There are of course two problems. The first is the budget, which would need to be 'large', to put it mildly. The second is that Dragons of Autumn Twilight is only the first third of a longer story, not a self-contained story in its own right. If the movie bombs, it'll be left on an annoying cliffhanger. The scale and budget means it's more of a project you build up to rather than lead with straight out of the gate. And that neatly leads to my third and final choice:
3) The Crystal Shard
Originally published in 1988, The Crystal Shard, a novel set in the Forgotten Realms world, has become one of the best-known and most iconic D&D novels. It introduced the world to the character of Drizzt Do'Urden, a drow (or dark elf) ranger. Unlike most of the rest of his species, which was cursed and evil, Drizzt was noble and honourable, seeking to live in peace away from his evil kin. And kick ridiculous amounts of arse. Whilst later Drizzt books can be charitably described as 'formulaic', the early books were (relatively speaking here) fairly engaging action-adventure stories. Drizzt was a (very much speaking relatively here) complex character and author R.A. Salvatore gave him a lot of character stuff to work through, including parenting issues, the problems of racism and how to make friends with people when you're going to outlive them by centuries.

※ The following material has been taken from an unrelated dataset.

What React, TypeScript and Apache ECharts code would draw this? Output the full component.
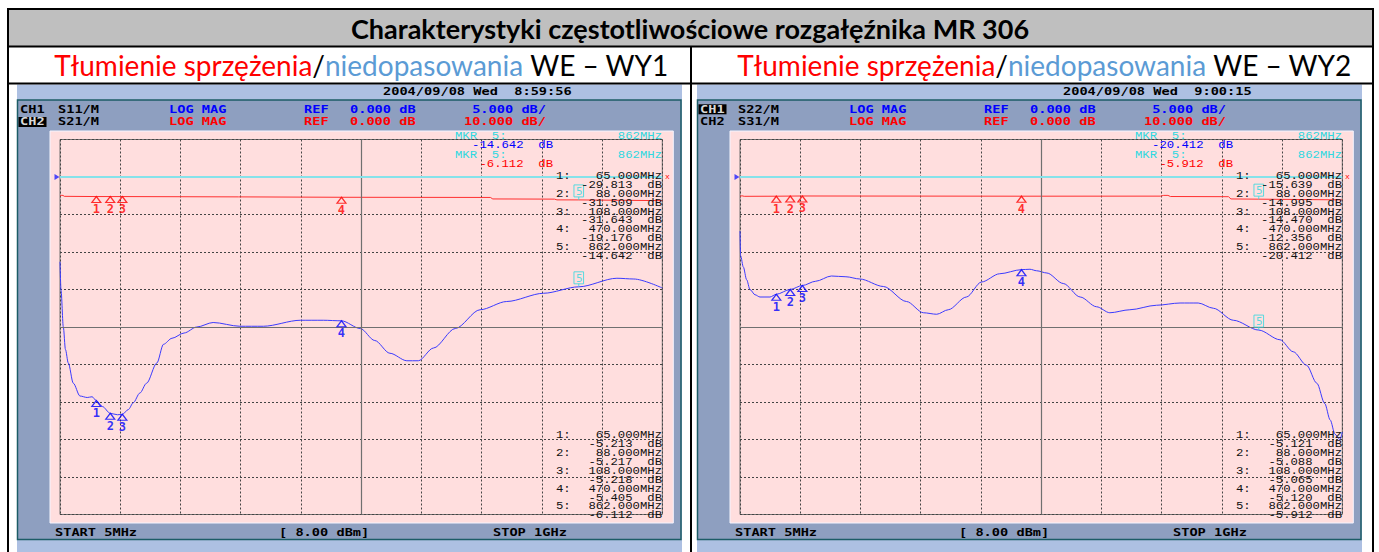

In addition to that, The Crystal Shard has the benefit of being an ensemble (Drizzt is just one of a team, unlike later books in which he becomes the dominant hero) and also of being self-contained: it was later retconned as Book 1 of The Icewind Dale Trilogy, but its own narrative ends in the first instalment, with a simple segue into further adventures at the end. Whilst there are also major effects moments (a battle with an ice dragon in its lair; the people of Ten Towns fighting off a monster assault; a duel between Drizzt and a demon), it also wouldn't be quite as expensive as a Dragonlance movie.
More to the point from a commercial viewpoint, R.A. Salvatore has sold more than 15 million novels in the USA alone (which indicates worldwide sales likely double that, if not more). Far more Salvatore novels have been shifted than D&D rulebooks, and Drizzt and Forgotten Realms are better-known brands than D&D itself. If Hasbro want to maximise their potential revenue, this is definitely the course to pursue. I wouldn't bet on it being a good movie unless they get a particularly talented director and scriptwriter, but it would have commercial clout. And of course, they already have the perfect actor ready to play Drizzt:
It'll be interesting to see how this all pans out after the litigation is over, and what sort of film we get.